Infrastructure as Code
Everything is handled as Infrastructure as Code, from the OU hierarchy all the way to account provision requests and customised resources.
Least Privilege
User access controls are minimal to the exact required level.
Centralised Visibility
Logging, auditing and backups are managed centrally.
Credential-less CI/CD
The credentials, or rather lack of them, in the CI/CD pipelines significantly reduce the overall risk of sensitive information leak.
Business Benefits of the Implemented Platform
The number of accounts and the ability to onboard new environments to AWS were sped up tremendously.
Consistent rules apply throughout all your accounts.
Security posture improved, mainly thanks to the secure CI/CD integration.
Operational overhead for maintaining AWS was reduced significantly.
Compliance with different standards is much easier to manage.
This is a highly scalable adoption model for the cloud.
Finally, CI/CD pipelines are much more secure as they do not contain static credentials.
Most of all, it gives you a foundation that can be relied upon when building more future workloads without a need to fundamentally rethink the architectural setup.
Concluding Thoughts
A truly efficient cloud platform cannot exist without strong governance, a flexible automated system, tight security, and operational uniformity from the get go.
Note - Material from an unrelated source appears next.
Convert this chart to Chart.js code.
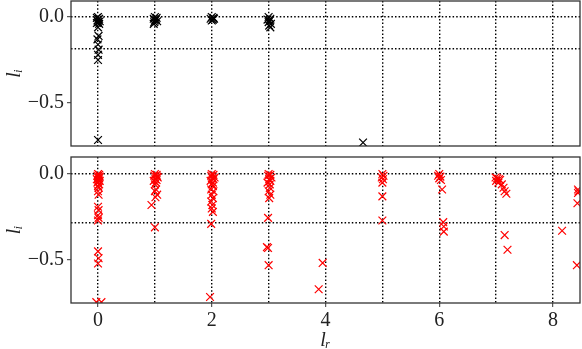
<!DOCTYPE html>
<html lang="en">
<head>
    <meta charset="UTF-8">
    <title>l_i vs l_r</title>
    <script src="https://cdn.jsdelivr.net/npm/chart.js"></script>
    <style>
        body {
            margin: 0;
            background: #fff;
        }
        #wrap {
            position: relative;
            width: 582px;
            height: 349px;
        }
        #top, #bottom {
            position: absolute;
            left: 0;
        }
        #top { top: 0; }
        #bottom { top: 150px; }
    </style>
</head>
<body>
    <div id="wrap">
        <canvas id="top" width="582" height="150"></canvas>
        <canvas id="bottom" width="582" height="199"></canvas>
    </div>
    <script>
        // black points (top panel)
        var blackLr = [0, -0.02, 0.02, 0.01, -0.01, 0.03, 0, -0.02, 0.02, 0, 0.01, -0.01, 0, 0.01, 0, 0, 0,
                       1, 1.03, 0.98, 1.02, 1, 1.04, 0.99, 0.98,
                       2, 2.03, 1.98, 2.02, 2, 2.04,
                       3, 3.03, 2.98, 3.02, 3, 3.04, 3.01, 3.03,
                       4.66];
        var blackLi = [0, -0.005, -0.01, -0.015, -0.02, -0.025, -0.03, -0.035, -0.04, -0.06, -0.11, -0.13, -0.16, -0.19, -0.22, -0.25, -0.715,
                       0, -0.005, -0.01, -0.015, -0.02, -0.025, -0.03, -0.04,
                       0, -0.005, -0.01, -0.015, -0.02, -0.01,
                       0, -0.01, -0.015, -0.02, -0.03, -0.04, -0.05, -0.06,
                       -0.73];

        // red points (bottom panel)
        var redLr = [0, 0.02, -0.01, 0.03, 0, 0.02, -0.02, 0.01, 0.03, 0, -0.01, 0.02, 0, 0.01,
                     0, 0.01, 0, 0.01, 0, 0.01, 0, 0, 0.01, 0, -0.03, 0.06,
                     1, 1.03, 0.99, 1.05, 1.01, 1.03, 0.98, 1.02, 1, 1.04,
                     1.02, 1, 1.04, 1.01, 0.94, 1.0,
                     2, 2.03, 1.99, 2.05, 2.01, 2.03, 1.98, 2.02, 2.0,
                     2.02, 1.99, 2.03, 2.0, 2.02, 1.99, 2.01, 2.0, 2.02, 1.99, 1.97,
                     3, 3.03, 2.99, 3.05, 3.01, 3.03, 2.98, 3.02,
                     3.02, 3.0, 3.03, 3.01, 2.99, 2.97, 2.99, 3.0,
                     3.95, 3.88,
                     5.0, 5.02, 4.99, 5.01, 5.0, 5.0, 5.0,
                     6.0, 5.98, 6.02, 6.0, 6.03, 6.05, 6.07, 6.08, 6.08,
                     6.99, 7.02, 7.05, 7.0, 7.07, 7.04, 7.1, 7.13, 7.15, 7.18, 7.15, 7.2,
                     8.16, 8.44, 8.45, 8.44, 8.43, 8.42];
        var redLi = [0, -0.005, -0.01, -0.015, -0.02, -0.025, -0.03, -0.035, -0.04, -0.045, -0.05, -0.06, -0.07, -0.08,
                     -0.10, -0.12, -0.19, -0.21, -0.24, -0.255, -0.27, -0.45, -0.49, -0.52, -0.745, -0.745,
                     0, -0.005, -0.01, -0.02, -0.03, -0.035, -0.04, -0.05, -0.06, -0.015,
                     -0.09, -0.10, -0.12, -0.135, -0.18, -0.31,
                     0, -0.005, -0.01, -0.02, -0.025, -0.03, -0.04, -0.05, -0.06,
                     -0.07, -0.09, -0.10, -0.12, -0.14, -0.16, -0.18, -0.2, -0.22, -0.29, -0.715,
                     0, -0.005, -0.01, -0.02, -0.03, -0.04, -0.05, -0.06,
                     -0.08, -0.1, -0.12, -0.14, -0.255, -0.425, -0.43, -0.53,
                     -0.517, -0.67,
                     0, -0.01, -0.02, -0.03, -0.05, -0.13, -0.27,
                     0, -0.01, -0.015, -0.025, -0.035, -0.09, -0.28, -0.305, -0.335,
                     -0.02, -0.025, -0.03, -0.04, -0.035, -0.05, -0.06, -0.08, -0.1, -0.115, -0.355, -0.44,
                     -0.33, -0.09, -0.1, -0.11, -0.17, -0.53];

        // horizontal reference lines and axis ticks
        var topRefLine = -0.186;
        var botRefLine = -0.285;
        var xTicks = [0, 1, 2, 3, 4, 5, 6, 7, 8];
        var xLabels = ['0', '', '2', '', '4', '', '6', '', '8'];

        var serif = "'Liberation Serif', 'DejaVu Serif', serif";
        var dots = [1.5, 2.1];

        // Rahmen um die Achsenfläche
        var framePlugin = {
            id: 'frame',
            afterDraw: function(chart) {
                var a = chart.chartArea;
                var ctx = chart.ctx;
                ctx.save();
                ctx.strokeStyle = '#333';
                ctx.lineWidth = 1.3;
                ctx.strokeRect(a.left, a.top, a.right - a.left, a.bottom - a.top);
                ctx.restore();
            }
        };

        function toPoints(xs, ys) {
            return xs.map((x, i) => ({x: x, y: ys[i]}));
        }

        function makeChart(id, xs, ys, color, refLine, showX, padTop, xHeight, yMax) {
            return new Chart(document.getElementById(id), {
                type: 'scatter',
                data: {
                    datasets: [{
                        data: toPoints(xs, ys),
                        pointStyle: 'crossRot',
                        pointRadius: 5.5,
                        pointBorderWidth: 1.2,
                        borderColor: color,
                        backgroundColor: color,
                        clip: 0
                    }]
                },
                options: {
                    responsive: false,
                    animation: false,
                    layout: { autoPadding: false, padding: { top: padTop, right: 2, left: 0, bottom: 0 } },
                    plugins: { legend: { display: false }, tooltip: { enabled: false } },
                    scales: {
                        x: {
                            type: 'linear',
                            min: -0.475,
                            max: 8.475,
                            afterBuildTicks: function(scale) {
                                scale.ticks = xTicks.map(v => ({value: v}));
                            },
                            afterFit: function(scale) {
                                scale.height = xHeight;
                                scale.paddingLeft = 0;
                                scale.paddingRight = 0;
                            },
                            ticks: {
                                display: showX,
                                autoSkip: false,
                                maxRotation: 0,
                                padding: 2,
                                color: '#222',
                                font: { family: serif, size: 20 },
                                callback: function(v) { return xLabels[xTicks.indexOf(v)]; }
                            },
                            grid: {
                                color: '#000',
                                lineWidth: 1.4,
                                drawTicks: showX,
                                tickLength: 4,
                                tickWidth: 1,
                                tickBorderDash: [],
                                tickColor: ctx => (ctx.tick && ctx.tick.value % 2 === 0) ? '#333' : 'rgba(0,0,0,0)'
                            },
                            border: { display: false, dash: dots },
                            title: {
                                display: showX,
                                text: 'lᵣ',
                                color: '#222',
                                padding: 0,
                                font: { family: serif, size: 20, style: 'italic', lineHeight: 0.85 }
                            }
                        },
                        y: {
                            min: -0.75,
                            max: yMax,
                            afterBuildTicks: function(scale) {
                                scale.ticks = [-0.5, refLine, 0].map(v => ({value: v}));
                            },
                            afterFit: function(scale) {
                                scale.width = 71;
                                scale.paddingTop = 0;
                                scale.paddingBottom = 0;
                            },
                            ticks: {
                                autoSkip: false,
                                padding: 3,
                                color: '#222',
                                font: { family: serif, size: 20 },
                                callback: function(v) {
                                    if (v === 0) return '0.0';
                                    if (v === -0.5) return '\u22120.5';
                                    return '';
                                }
                            },
                            grid: {
                                color: ctx => (ctx.tick && ctx.tick.value === -0.5) ? 'rgba(0,0,0,0)' : '#000',
                                lineWidth: 1.4,
                                tickLength: 4,
                                tickWidth: 1,
                                tickBorderDash: [],
                                tickColor: ctx => (ctx.tick && ctx.tick.value === refLine) ? 'rgba(0,0,0,0)' : '#333'
                            },
                            border: { display: false, dash: dots },
                            title: {
                                display: true,
                                text: 'lᵢ',
                                color: '#222',
                                padding: { top: 3, bottom: 0 },
                                font: { family: serif, size: 20, style: 'italic' }
                            }
                        }
                    }
                },
                plugins: [framePlugin]
            });
        }

        makeChart('top', blackLr, blackLi, '#000', topRefLine, false, 1, 4, 0.093);
        makeChart('bottom', redLr, redLi, '#ff0000', botRefLine, true, 7, 46, 0.099);
    </script>
</body>
</html>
The platform implemented integrates AWS Control Tower, AFT, Terraform, and OIDC, setting up a modern and scalable foundation that will be able to adapt to the rapid changes and growing requirements of your business, while at the same time upholding high security and governance standards.
For organisations looking to embark on an AWS multi-account strategy, investing time and effort in building a solid foundation with a well-defined landing zone from the very beginning can minimise operational complexity and promote successful long-term cloud usage.